The Ruthenia was then acquired by the British Expeditionary Force and began its service in the First World War as a transport ship between August and October 1914. In November, the Ruthenia was re-named HMS King George V, becoming one of fourteen merchant ships transformed into dummy battleships as part of a special squadron.

Once this squadron was disbanded in 1916, the Ruthenia reverted to Royal Fleet Auxiliary (RFA) service as a stores ship and operated as a water carrier at Scapa Flow until the end of WW1.

Post-war, the ship was fitted with two cylindrical tanks in 1919 to carry up to 5,000 tons of oil. The Ruthenia undertook refuelling and replenishment duties based in Hong Kong until 1927. In 1929, it switched roles, becoming a naval oil fuel jetty and pumping station in Singapore.

During the Second World War, the Ruthenia was captured by the Japanese after they invaded Singapore in February 1942. It was re-named Choran Maru and was used to carry oil between Sumatra and Singapore until it was re-captured by the Royal Navy in September 1945.
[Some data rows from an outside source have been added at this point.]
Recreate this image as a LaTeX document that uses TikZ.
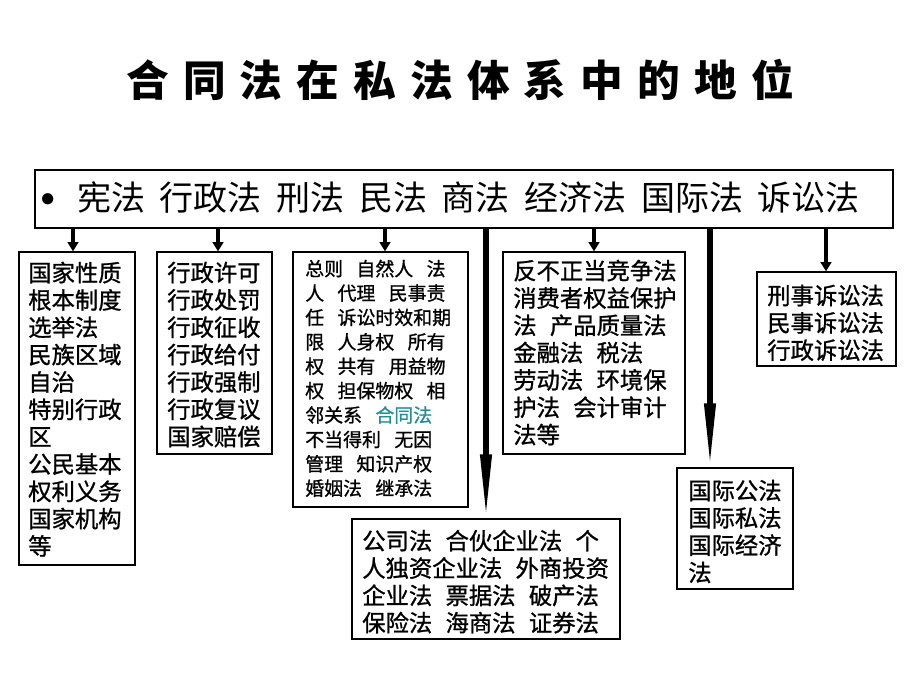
\documentclass[tikz,border=0pt]{standalone}
\usepackage{fontspec}
\setmainfont{Noto Sans CJK SC}
\newfontfamily\boxfont{Noto Sans CJK SC}[FakeBold=1]
\usetikzlibrary{arrows.meta,fit}
\definecolor{hetong}{RGB}{38,140,150}
\newcommand\gap{\hspace{10pt}}
\newcommand\mgap{\hspace{11pt}}
\newcommand\tgap{\hspace{10.6pt}}
\begin{document}
\begin{tikzpicture}[x=0.75pt,y=-0.75pt,
  box/.style={draw=black, line width=0.9pt, inner sep=0pt},
  mainbox/.style={draw=black, line width=1.1pt, inner sep=0pt},
  txt/.style={inner sep=0pt, anchor=north west, align=left, font=\boxfont\fontsize{17.5pt}{20.5pt}\selectfont},
  smalltxt/.style={inner sep=0pt, anchor=north west, align=left, font=\boxfont\fontsize{14.2pt}{18.3pt}\selectfont},
  sarr/.style={line width=2.4pt, -{Triangle[length=7pt,width=8pt]}},
  barr/.style={line width=3.8pt, -{Triangle[length=48pt,width=8pt]}}]
\useasboundingbox (0,0) rectangle (920,690);
% title
\node[font=\fontsize{32pt}{36pt}\selectfont\bfseries, inner sep=0pt] (title) at (460,80)
  {合\tgap 同\tgap 法\tgap 在\tgap 私\tgap 法\tgap 体\tgap 系\tgap 中\tgap 的\tgap 地\tgap 位};
% main box
\node[mainbox, fit={(35,170) (893,228)}] (main) {};
\node[inner sep=0pt, font=\fontsize{40pt}{44pt}\selectfont] (bullet) at (48,207) {•};
\node[inner sep=0pt, anchor=west, font=\fontsize{25.5pt}{28pt}\selectfont] (maintext) at (77,198)
  {宪法\mgap 行政法\mgap 刑法\mgap 民法\mgap 商法\mgap 经济法\mgap 国际法\mgap 诉讼法};
% boxes
\node[box, fit={(19,252) (135,565)}] (b1) {};
\node[txt] (t1) at (28,261.5) {国家性质\\根本制度\\选举法\\民族区域\\自治\\特别行政\\区\\公民基本\\权利义务\\国家机构\\等};
\node[box, fit={(157,252) (272,454)}] (b2) {};
\node[txt] (t2) at (167,261.5) {行政许可\\行政处罚\\行政征收\\行政给付\\行政强制\\行政复议\\国家赔偿};
\node[box, fit={(293,252) (468,507)}] (b3) {};
\node[smalltxt] (t3) at (305,259.5) {总则\gap 自然人\gap 法\\人\gap 代理\gap 民事责\\任\gap 诉讼时效和期\\限\gap 人身权\gap 所有\\权\gap 共有\gap 用益物\\权\gap 担保物权\gap 相\\邻关系\gap \textcolor{hetong}{合同法}\\不当得利\gap 无因\\管理\gap 知识产权\\婚姻法\gap 继承法};
\node[box, fit={(503,252) (685,454)}] (b4) {};
\node[txt] (t4) at (513,259.5) {反不正当竞争法\\消费者权益保护\\法\gap 产品质量法\\金融法\gap 税法\\劳动法\gap 环境保\\护法\gap 会计审计\\法等};
\node[box, fit={(352,519) (620,639)}] (b5) {};
\node[txt] (t5) at (362,529.5) {公司法\gap 合伙企业法\gap 个\\人独资企业法\gap 外商投资\\企业法\gap 票据法\gap 破产法\\保险法\gap 海商法\gap 证券法};
\node[box, fit={(677,468) (793,589)}] (b6) {};
\node[txt] (t6) at (688,479.5) {国际公法\\国际私法\\国际经济\\法};
\node[box, fit={(757,272) (896,366)}] (b7) {};
\node[txt] (t7) at (767,284.5) {刑事诉讼法\\民事诉讼法\\行政诉讼法};
% arrow x positions
\coordinate (p1) at (73,0);
\coordinate (p2) at (218,0);
\coordinate (p3) at (385,0);
\coordinate (p5) at (486,0);
\coordinate (p4) at (594,0);
\coordinate (p6) at (710,0);
\coordinate (p7) at (826,0);
\draw[sarr] (main.south -| p1) -- (b1.north -| p1);
\draw[sarr] (main.south -| p2) -- (b2.north -| p2);
\draw[sarr] (main.south -| p3) -- (b3.north -| p3);
\draw[sarr] (main.south -| p4) -- (b4.north -| p4);
\draw[sarr] (main.south -| p7) -- (b7.north -| p7);
\draw[barr] (main.south -| p5) -- (b5.north -| p5);
\draw[barr] (main.south -| p6) -- (b6.north -| p6);
\end{tikzpicture}
\end{document}
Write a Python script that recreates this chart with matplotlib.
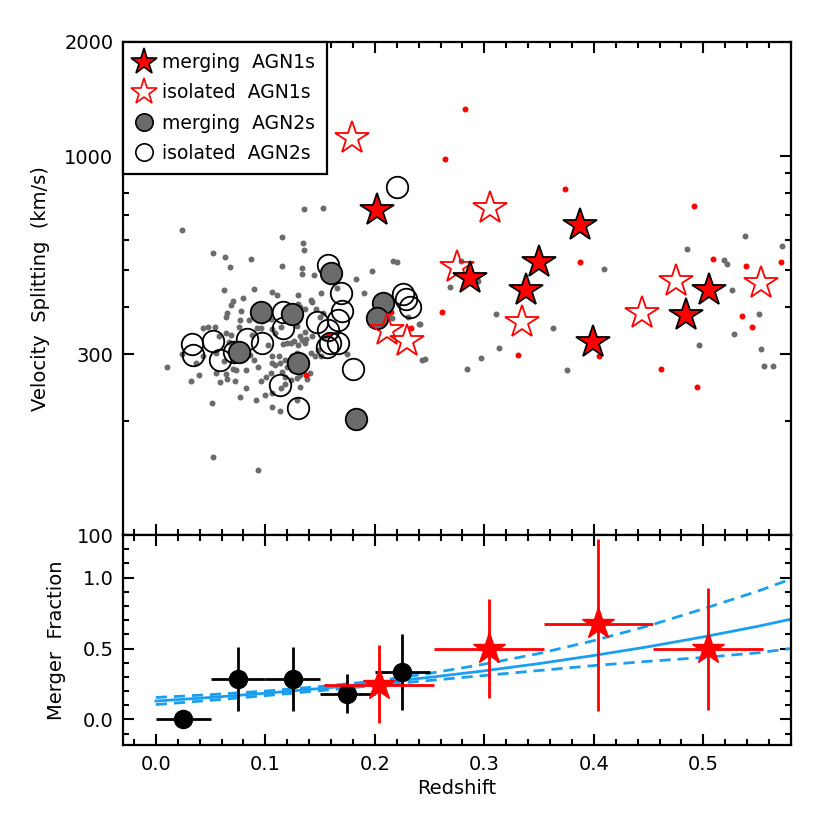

In its final years, the Ruthenia undertook several voyages between Singapore and Japan to repatriate prisoners of war before being sold for scrap in 1949.

Lake Champlain Fact File

Claim to fame

On 21 May 1901, the Lake Champlain became the first British merchant ship to go to sea with a permanent wireless telegraphy system supplied by the Marconi company. This equipment had to be fitted into a specially constructed windowless cabin measuring less than 16 sq ft (1.49 sq m).

During its voyage to Canada, several radio communications experiments were carried out. An exchange of messages took place with the new radio stations at Holyhead and Rosslare from up to 37 miles. On its return, there was another successful exchange of messages with the Cunard liner Lucania.


The Lake Champlain was built as a British merchant ship, changing ownership several times from Canadian ownership to variants within the British forces.

In February 1903, the Lake Champlain was acquired by Canadian Pacific Railways, and made the company’s first transatlantic crossing from Liverpool to Montreal in April that year. After incurring some damage from collisions with icebergs in 1909 and 1911, and undergoing a name change to Ruthenia, it then began service as a transport ship for the British Expeditionary Force in August 1914.

Soon after this, the vessel was renamed to HMS King George V. After an ill-fated scheme created to fool the Germans, HMS King George V became the Ruthenia again and she reverted to RFA service in 1916 until the end of the war.

The Ruthenia's next change in ownership took place during WWII, when it was captured by the Japanese in February 1942 after becoming scuttled. Finally, it was recaptured by the Royal Navy in September 1945, and served its last few years in the RN until it was towed from Singapore to Scotland by the tug Englishman in 1949, and was broken up at Dalmuir.